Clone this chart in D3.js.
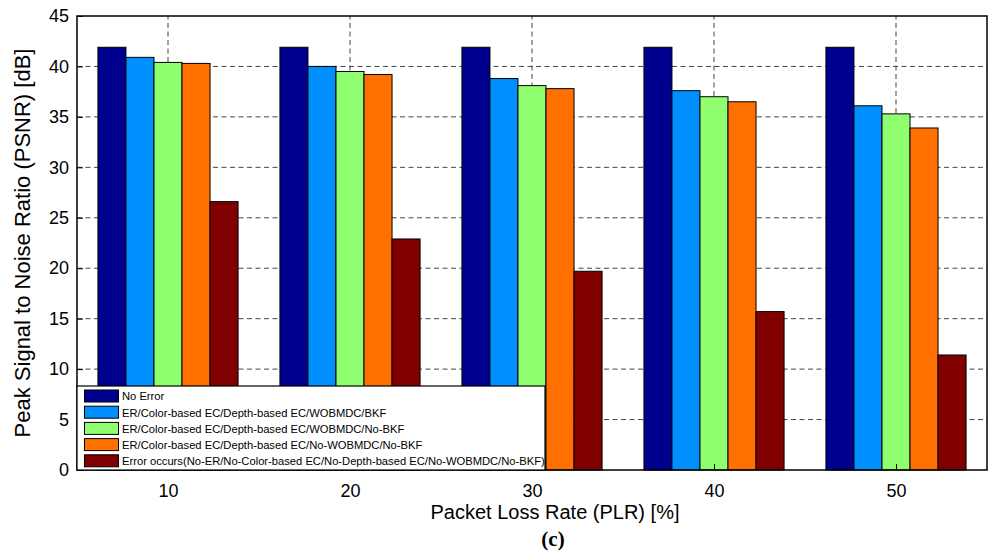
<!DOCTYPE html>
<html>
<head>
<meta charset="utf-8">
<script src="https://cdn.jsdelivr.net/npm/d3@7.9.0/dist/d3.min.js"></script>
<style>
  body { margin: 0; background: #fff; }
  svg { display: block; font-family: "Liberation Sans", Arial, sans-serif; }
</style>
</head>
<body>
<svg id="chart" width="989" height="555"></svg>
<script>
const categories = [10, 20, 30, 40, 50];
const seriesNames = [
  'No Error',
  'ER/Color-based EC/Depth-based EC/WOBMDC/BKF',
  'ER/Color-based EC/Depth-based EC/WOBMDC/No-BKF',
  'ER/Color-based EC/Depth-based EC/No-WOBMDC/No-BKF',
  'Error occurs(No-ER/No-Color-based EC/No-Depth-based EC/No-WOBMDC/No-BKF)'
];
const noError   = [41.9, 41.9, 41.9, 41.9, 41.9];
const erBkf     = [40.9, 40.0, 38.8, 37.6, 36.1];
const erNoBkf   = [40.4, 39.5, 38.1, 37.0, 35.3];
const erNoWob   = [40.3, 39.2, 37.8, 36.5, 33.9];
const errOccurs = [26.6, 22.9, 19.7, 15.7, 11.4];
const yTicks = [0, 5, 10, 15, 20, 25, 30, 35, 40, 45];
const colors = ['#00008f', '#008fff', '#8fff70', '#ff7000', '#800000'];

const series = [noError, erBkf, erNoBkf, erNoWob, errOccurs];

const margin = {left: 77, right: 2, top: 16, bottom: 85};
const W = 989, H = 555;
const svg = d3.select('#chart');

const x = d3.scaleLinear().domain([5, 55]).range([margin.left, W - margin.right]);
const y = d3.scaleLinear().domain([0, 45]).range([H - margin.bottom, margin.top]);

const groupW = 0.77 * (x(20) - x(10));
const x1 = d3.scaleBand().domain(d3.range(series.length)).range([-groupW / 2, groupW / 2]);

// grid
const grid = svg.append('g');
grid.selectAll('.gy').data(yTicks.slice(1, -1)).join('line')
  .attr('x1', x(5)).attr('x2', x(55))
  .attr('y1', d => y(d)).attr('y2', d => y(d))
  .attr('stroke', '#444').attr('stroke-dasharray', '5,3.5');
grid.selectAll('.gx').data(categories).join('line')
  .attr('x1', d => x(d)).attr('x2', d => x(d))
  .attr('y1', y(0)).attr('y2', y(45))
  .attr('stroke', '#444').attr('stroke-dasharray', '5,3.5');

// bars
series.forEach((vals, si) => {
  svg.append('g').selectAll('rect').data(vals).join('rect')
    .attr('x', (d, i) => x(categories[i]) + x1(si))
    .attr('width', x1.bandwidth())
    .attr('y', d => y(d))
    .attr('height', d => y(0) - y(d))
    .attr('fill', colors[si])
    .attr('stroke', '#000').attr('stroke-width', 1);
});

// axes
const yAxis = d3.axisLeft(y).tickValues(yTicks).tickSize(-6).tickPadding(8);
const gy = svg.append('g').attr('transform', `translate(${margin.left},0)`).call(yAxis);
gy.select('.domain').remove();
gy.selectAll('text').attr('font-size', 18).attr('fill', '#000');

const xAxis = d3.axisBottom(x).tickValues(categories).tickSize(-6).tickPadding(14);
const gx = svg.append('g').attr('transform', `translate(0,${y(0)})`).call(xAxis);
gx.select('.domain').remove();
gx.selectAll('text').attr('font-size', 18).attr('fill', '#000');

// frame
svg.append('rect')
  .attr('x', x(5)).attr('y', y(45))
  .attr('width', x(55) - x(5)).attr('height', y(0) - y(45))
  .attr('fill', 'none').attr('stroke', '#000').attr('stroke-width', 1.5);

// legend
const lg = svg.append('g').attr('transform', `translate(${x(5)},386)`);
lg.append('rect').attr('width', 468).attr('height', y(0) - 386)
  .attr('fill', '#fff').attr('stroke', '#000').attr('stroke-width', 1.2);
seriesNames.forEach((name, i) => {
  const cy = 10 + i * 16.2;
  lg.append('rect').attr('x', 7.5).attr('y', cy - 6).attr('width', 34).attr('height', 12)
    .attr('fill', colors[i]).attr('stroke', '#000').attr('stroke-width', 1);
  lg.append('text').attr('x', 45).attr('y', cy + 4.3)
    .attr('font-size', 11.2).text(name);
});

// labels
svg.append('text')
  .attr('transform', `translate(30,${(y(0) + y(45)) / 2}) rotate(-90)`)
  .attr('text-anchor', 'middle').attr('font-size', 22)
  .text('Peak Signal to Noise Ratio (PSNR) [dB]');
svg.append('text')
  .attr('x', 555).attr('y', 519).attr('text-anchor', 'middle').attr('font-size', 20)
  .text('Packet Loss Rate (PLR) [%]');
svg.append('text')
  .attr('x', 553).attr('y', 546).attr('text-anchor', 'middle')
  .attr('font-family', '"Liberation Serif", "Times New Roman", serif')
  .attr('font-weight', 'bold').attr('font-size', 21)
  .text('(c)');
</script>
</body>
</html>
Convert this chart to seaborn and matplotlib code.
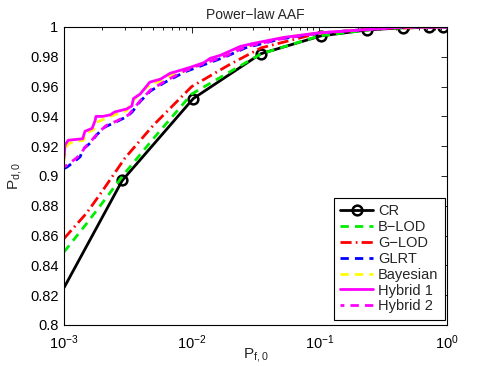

------------------------------------

Aim of the exercise: Pictures in the data above should not be copied; transcribe everything else exactly.

Written response:
Clone this chart in D3.js.
<!DOCTYPE html>
<html>
<head>
<meta charset="utf-8">
<script src="https://cdn.jsdelivr.net/npm/d3@7.9.0/dist/d3.min.js"></script>
<style>
  body { margin: 0; background: #fff; }
  svg { display: block; font-family: "Liberation Sans", Arial, sans-serif; }
</style>
</head>
<body>
<svg id="chart" width="989" height="555"></svg>
<script>
const categories = [10, 20, 30, 40, 50];
const seriesNames = [
  'No Error',
  'ER/Color-based EC/Depth-based EC/WOBMDC/BKF',
  'ER/Color-based EC/Depth-based EC/WOBMDC/No-BKF',
  'ER/Color-based EC/Depth-based EC/No-WOBMDC/No-BKF',
  'Error occurs(No-ER/No-Color-based EC/No-Depth-based EC/No-WOBMDC/No-BKF)'
];
const noError   = [41.9, 41.9, 41.9, 41.9, 41.9];
const erBkf     = [40.9, 40.0, 38.8, 37.6, 36.1];
const erNoBkf   = [40.4, 39.5, 38.1, 37.0, 35.3];
const erNoWob   = [40.3, 39.2, 37.8, 36.5, 33.9];
const errOccurs = [26.6, 22.9, 19.7, 15.7, 11.4];
const yTicks = [0, 5, 10, 15, 20, 25, 30, 35, 40, 45];
const colors = ['#00008f', '#008fff', '#8fff70', '#ff7000', '#800000'];

const series = [noError, erBkf, erNoBkf, erNoWob, errOccurs];

const margin = {left: 77, right: 2, top: 16, bottom: 85};
const W = 989, H = 555;
const svg = d3.select('#chart');

const x = d3.scaleLinear().domain([5, 55]).range([margin.left, W - margin.right]);
const y = d3.scaleLinear().domain([0, 45]).range([H - margin.bottom, margin.top]);

const groupW = 0.77 * (x(20) - x(10));
const x1 = d3.scaleBand().domain(d3.range(series.length)).range([-groupW / 2, groupW / 2]);

// grid
const grid = svg.append('g');
grid.selectAll('.gy').data(yTicks.slice(1, -1)).join('line')
  .attr('x1', x(5)).attr('x2', x(55))
  .attr('y1', d => y(d)).attr('y2', d => y(d))
  .attr('stroke', '#444').attr('stroke-dasharray', '5,3.5');
grid.selectAll('.gx').data(categories).join('line')
  .attr('x1', d => x(d)).attr('x2', d => x(d))
  .attr('y1', y(0)).attr('y2', y(45))
  .attr('stroke', '#444').attr('stroke-dasharray', '5,3.5');

// bars
series.forEach((vals, si) => {
  svg.append('g').selectAll('rect').data(vals).join('rect')
    .attr('x', (d, i) => x(categories[i]) + x1(si))
    .attr('width', x1.bandwidth())
    .attr('y', d => y(d))
    .attr('height', d => y(0) - y(d))
    .attr('fill', colors[si])
    .attr('stroke', '#000').attr('stroke-width', 1);
});

// axes
const yAxis = d3.axisLeft(y).tickValues(yTicks).tickSize(-6).tickPadding(8);
const gy = svg.append('g').attr('transform', `translate(${margin.left},0)`).call(yAxis);
gy.select('.domain').remove();
gy.selectAll('text').attr('font-size', 18).attr('fill', '#000');

const xAxis = d3.axisBottom(x).tickValues(categories).tickSize(-6).tickPadding(14);
const gx = svg.append('g').attr('transform', `translate(0,${y(0)})`).call(xAxis);
gx.select('.domain').remove();
gx.selectAll('text').attr('font-size', 18).attr('fill', '#000');

// frame
svg.append('rect')
  .attr('x', x(5)).attr('y', y(45))
  .attr('width', x(55) - x(5)).attr('height', y(0) - y(45))
  .attr('fill', 'none').attr('stroke', '#000').attr('stroke-width', 1.5);

// legend
const lg = svg.append('g').attr('transform', `translate(${x(5)},386)`);
lg.append('rect').attr('width', 468).attr('height', y(0) - 386)
  .attr('fill', '#fff').attr('stroke', '#000').attr('stroke-width', 1.2);
seriesNames.forEach((name, i) => {
  const cy = 10 + i * 16.2;
  lg.append('rect').attr('x', 7.5).attr('y', cy - 6).attr('width', 34).attr('height', 12)
    .attr('fill', colors[i]).attr('stroke', '#000').attr('stroke-width', 1);
  lg.append('text').attr('x', 45).attr('y', cy + 4.3)
    .attr('font-size', 11.2).text(name);
});

// labels
svg.append('text')
  .attr('transform', `translate(30,${(y(0) + y(45)) / 2}) rotate(-90)`)
  .attr('text-anchor', 'middle').attr('font-size', 22)
  .text('Peak Signal to Noise Ratio (PSNR) [dB]');
svg.append('text')
  .attr('x', 555).attr('y', 519).attr('text-anchor', 'middle').attr('font-size', 20)
  .text('Packet Loss Rate (PLR) [%]');
svg.append('text')
  .attr('x', 553).attr('y', 546).attr('text-anchor', 'middle')
  .attr('font-family', '"Liberation Serif", "Times New Roman", serif')
  .attr('font-weight', 'bold').attr('font-size', 21)
  .text('(c)');
</script>
</body>
</html>
Convert this chart to seaborn and matplotlib code.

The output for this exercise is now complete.